Örgüt çalışanlarından daha stresli olanların olumsuz bir söylentiyi duyma veya hatırlama olasılığı daha yüksektir. Gerçekten de, belirsizlik ve endişenin söylenti iletimiyle bağlantılı olduğu gerçeği ışığında, bu açıklama muhtemel görünmektedir. Bununla birlikte, en azından, olumsuz örgütsel söylentilerin daha fazla çalışan stresiyle ilişkili olduğu söylenebilir (DiFonzo ve Bordia, 2007: 50).
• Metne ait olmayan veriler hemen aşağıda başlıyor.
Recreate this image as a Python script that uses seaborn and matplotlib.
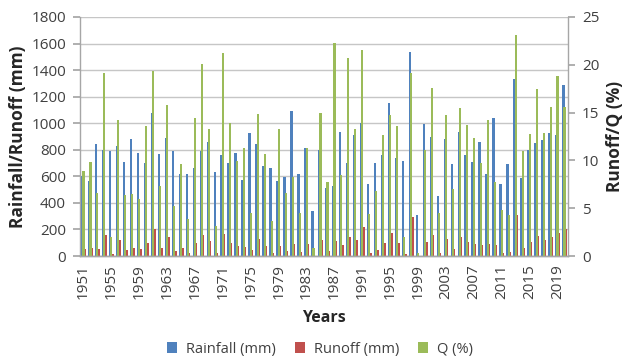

Ünlü bir halk hikâyesi, söylentinin yayılması durumunda ne kadar etkili olabileceğini gözler önüne sermektedir. “Bir adam yaşadığı topluluk içinde hahamla ilgili bir söylenti yayar. Sonradan yapmış olduğu şey ve verebileceği zararlar konusunda etraflıca düşünür. Hahama gider ve hatasını telafi etmek için her şeyi yapmaya hazır olduğunu söyleyerek affını diler. Haham, adama kaz tüyü bir yastık al, onu kes ve tüyleri rüzgâra savur der. Adam bunun tuhaf bir talep olduğunu düşünür ama kolay bir şey olduğundan memnuniyetle yerine getirir. İsteğini yerine getirdiğini söylemek üzere hahamın huzuruna geldiğinde haham ona şöyle der. Şimdi git ve rüzgârda savrulan bütün tüyleri tek tek topla. Çünkü sözcüklerinin vermiş olduğu zararı tüyleri tekrar toplamadan telafi edemezsin (Solmaz, 2006: 574; Kieffer, 2013: 91)”. Söylentilerin zararlı ve kalıcı hasarının telafisi tüylerin rüzgârda yayılmasından sonra toplanması kadar zordur (Kieffer, 2013: 91).